Financial

Solar ROI

Solar ROI (return on investment) measures the total financial return of a solar system over its lifetime, expressed as a percentage of the initial investment. It captures the full economic picture — upfront costs, incentives, energy savings, maintenance, and any revenue from SRECs or export credits — and tells you how profitable the investment is compared to alternatives like keeping money in a savings account or index fund.

The ROI calculation is: (Total lifetime savings - Net system cost) ÷ Net system cost × 100. If a system costs twelve thousand after incentives and generates forty-five thousand in total energy savings over 25 years (including estimated utility rate increases), the ROI is (forty-five thousand minus twelve thousand) divided by twelve thousand equals roughly 275%.

Solar ROI in the US typically ranges from 150% to 400% over a 25-year system life, depending on utility rates, incentives, solar resource, and system cost. This compares favorably to most low-risk investments, and the return is largely tax-free since residential energy savings are not taxable income.

Key factors that boost solar ROI include high and rising utility rates (the savings compound over time as utility prices increase), strong incentives beyond the federal ITC (state credits, SREC income), low installation costs (competitive markets or DIY), and excellent solar resource (high peak sun hours). Financing at low interest rates also improves ROI by leveraging the spread between the loan rate and the effective return on the solar investment.

When comparing solar ROI to other investments, remember that solar provides a hedge against utility rate inflation — the return increases as electricity prices rise, while the cost is locked in at installation. This inflation-hedging characteristic makes solar ROI particularly attractive during periods of rising energy costs.
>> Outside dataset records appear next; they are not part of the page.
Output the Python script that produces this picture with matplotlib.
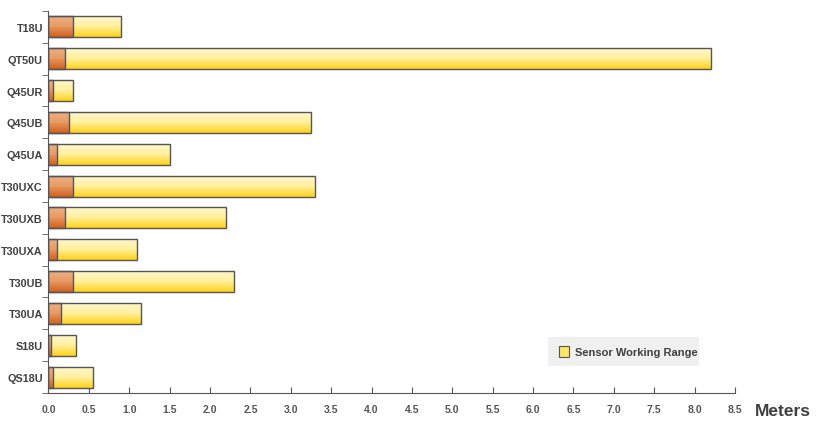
import matplotlib.pyplot as plt
import numpy as np
from matplotlib.colors import LinearSegmentedColormap
from matplotlib.patches import Rectangle

# dane (od dołu do góry)
czujniki = ['QS18U', 'S18U', 'T30UA', 'T30UB', 'T30UXA', 'T30UXB',
            'T30UXC', 'Q45UA', 'Q45UB', 'Q45UR', 'QT50U', 'T18U']
martwa_strefa = [0.05, 0.03, 0.15, 0.3, 0.1, 0.2, 0.3, 0.1, 0.25, 0.05, 0.2, 0.3]
zasieg = [0.55, 0.34, 1.15, 2.3, 1.1, 2.2, 3.3, 1.5, 3.25, 0.3, 8.2, 0.9]
etykiety_x = ['0.0', '0.5', '1.0', '1.5', '2.0', '2.5', '3.0', '3.5', '4.0',
              '4.5', '5.0', '5.5', '6.0', '6.5', '7.0', '7.5', '8.0', '8.5']

font = ['Liberation Sans', 'DejaVu Sans']
plt.rcParams['font.family'] = font

cm_zolty = LinearSegmentedColormap.from_list('z', ['#FFD21A', '#FFF0A0', '#FFF8D0'])
cm_pom = LinearSegmentedColormap.from_list('p', ['#D4601C', '#E79A64', '#EDB48A'])
grad = np.linspace(0, 1, 64).reshape(-1, 1)

fig = plt.figure(figsize=(8.16, 4.39), dpi=100)
ax = fig.add_axes([0.0594, 0.1025, 0.8413, 0.8702])

h = 0.66
y = np.arange(len(czujniki))


def pasek(x0, x1, yc, cmap):
    r = Rectangle((x0, yc - h / 2), x1 - x0, h, facecolor='none',
                  edgecolor='#555555', lw=1.0, zorder=3)
    ax.add_patch(r)
    im = ax.imshow(grad, cmap=cmap, aspect='auto', zorder=2,
                   extent=(x0, x1, yc + h / 2, yc - h / 2), origin='upper')
    im.set_clip_path(r)


for i in range(len(czujniki)):
    pasek(0, zasieg[i], y[i], cm_zolty)
    pasek(0, martwa_strefa[i], y[i], cm_pom)

ax.set_xlim(0, 8.5)
ax.set_ylim(-0.5, len(czujniki) - 0.5)

ax.set_yticks(y)
ax.set_yticklabels(czujniki, fontsize=7.8, fontweight='bold', color='#404040')
ax.set_yticks(np.arange(-0.5, len(czujniki), 1), minor=True)
ax.tick_params(axis='y', which='major', length=0, pad=4)
ax.tick_params(axis='y', which='minor', length=4, direction='out', color='#555555')

ax.set_xticks(np.arange(0, 8.51, 0.5))
ax.set_xticklabels(etykiety_x, fontsize=7.5, fontweight='bold', color='#555555')
ax.tick_params(axis='x', length=4, direction='in', color='#555555', pad=8)

for s in ['top', 'right']:
    ax.spines[s].set_visible(False)
for s in ['left', 'bottom']:
    ax.spines[s].set_color('#555555')

fig.text(0.925, 0.062, 'Meters', fontsize=12.5, fontweight='bold', color='#404040',
         ha='left', va='center')

# legenda
ax.add_patch(Rectangle((6.18, 0.35), 1.87, 0.9, facecolor='#F0F0F0', edgecolor='none',
                       zorder=1))
ax.add_patch(Rectangle((6.32, 0.63), 0.13, 0.34, facecolor='#FFE566', edgecolor='#555555',
                       lw=0.8, zorder=2))
ax.text(6.52, 0.8, 'Sensor Working Range', fontsize=8, fontweight='bold',
        color='#404040', va='center', ha='left', zorder=2)

plt.savefig('out.png')
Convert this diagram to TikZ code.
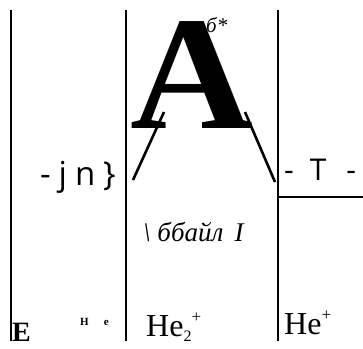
\documentclass[tikz,border=0pt]{standalone}
\usepackage{fontspec}
\setmainfont{Liberation Serif}
\newfontfamily\sansls[LetterSpace=24]{Open Sans}
\newfontfamily\sansf{Open Sans}
\tikzset{
  rule/.style={line width=1.1pt},
  slash/.style={line width=2.6pt},
  txt/.style={inner sep=0pt, anchor=base west}
}
\begin{document}
\begin{tikzpicture}[x=1pt,y=-1pt]
\useasboundingbox (0,0) rectangle (363,348);
% rules
\coordinate (l1t) at (11,10);  \coordinate (l1b) at (11,341);
\coordinate (l2t) at (126,10); \coordinate (l2b) at (126,341);
\coordinate (l3t) at (278,10); \coordinate (l3b) at (278,341);
\coordinate (hm) at (278,197); \coordinate (hr) at (363,197);
\draw[rule] (l1t) -- (l1b);
\draw[rule] (l2t) -- (l2b);
\draw[rule] (l3t) -- (l3b);
\draw[rule] (hm) -- (hr);
% big A
\node[txt] (bigA) at (130,128) {\scalebox{1.05}[1]{\fontsize{162}{162}\selectfont\bfseries A}};
\node[txt] (sup) at (206,32) {\fontsize{21}{21}\selectfont\itshape б*};
% slashes
\coordinate (s1a) at (164,112); \coordinate (s1b) at (133,180);
\coordinate (s2a) at (245,112); \coordinate (s2b) at (275,182);
\draw[slash] (s1a) -- (s1b);
\draw[slash] (s2a) -- (s2b);
% texts
\node[txt] (jn) at (40,185) {\sansls\fontsize{33}{33}\selectfont -jn\}};
\node[txt] (T) at (284,180) {\sansf\fontsize{30}{30}\selectfont -\hspace{16pt}T\hspace{20pt}-};
\node[txt] (bb) at (143,241) {\fontsize{27}{27}\selectfont\itshape \textbackslash\ ббайл \,I};
\node[txt] (he2) at (146,336) {\fontsize{32}{32}\selectfont He\raisebox{-5pt}{\fontsize{16}{16}\selectfont 2}\raisebox{14pt}{\fontsize{17}{17}\selectfont +}};
\node[txt] (he1) at (284,334) {\fontsize{32}{32}\selectfont He\raisebox{14pt}{\fontsize{17}{17}\selectfont +}};
\node[txt] (E) at (12,341) {\fontsize{28}{28}\selectfont\bfseries E};
\node[txt] (He) at (80,325) {\fontsize{11}{11}\selectfont\bfseries H\hspace{15pt}e};
\end{tikzpicture}
\end{document}
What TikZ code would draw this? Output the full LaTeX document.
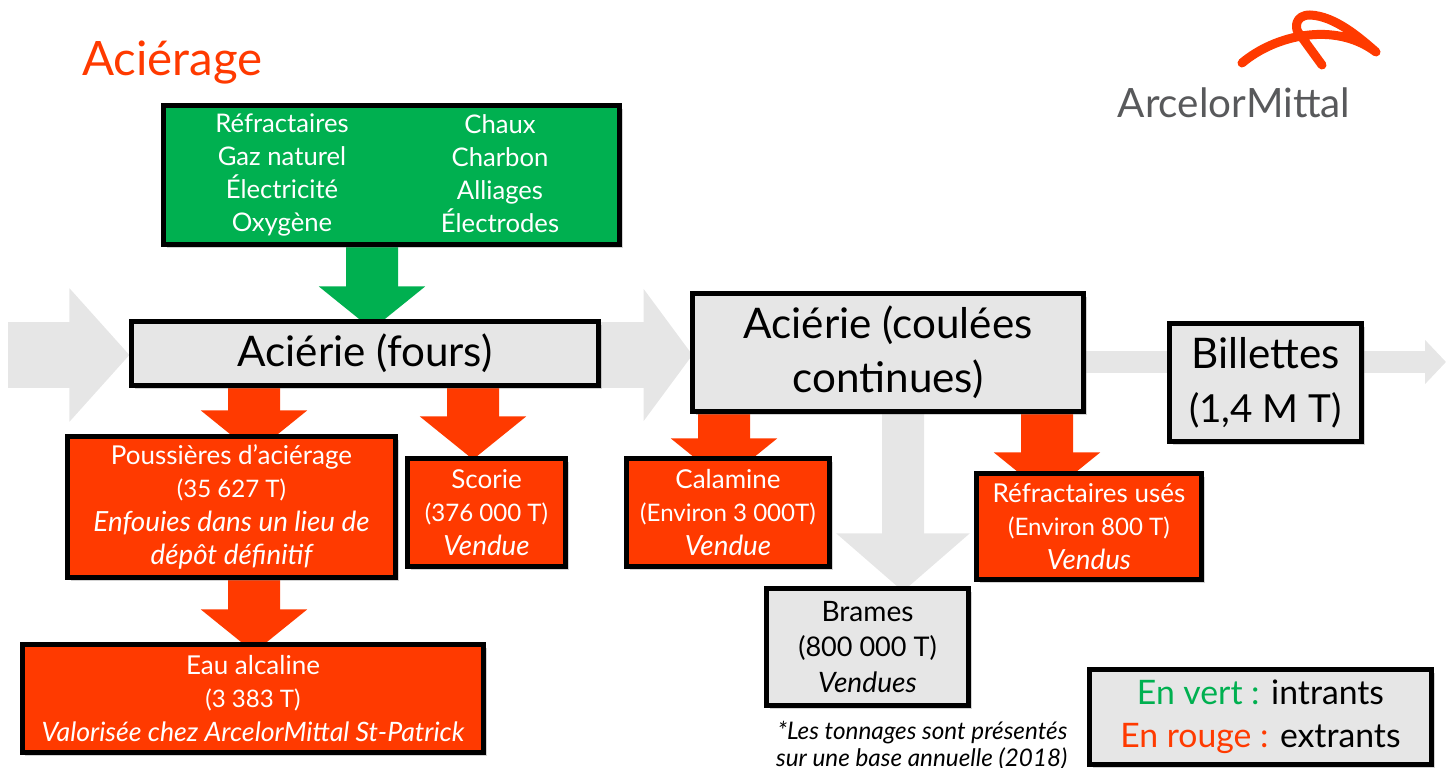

Frequently Asked Questions

Is solar a good investment compared to stocks?
Solar ROI of 150-400% over 25 years translates to an equivalent annual return that often competes with long-term stock market averages, with the added benefit of being largely risk-free (sunlight is predictable) and inflation-hedged (savings increase as utility rates rise). The return is also tax-free for residential systems, unlike investment income.
Does solar increase home value?
Research consistently shows that owned solar systems increase home resale value. Studies by Lawrence Berkeley National Laboratory found that solar homes sell for a meaningful premium per watt of installed capacity — a 6 kW system adds significant value to the home. Leased systems do not provide the same value increase because the buyer inherits the lease obligation.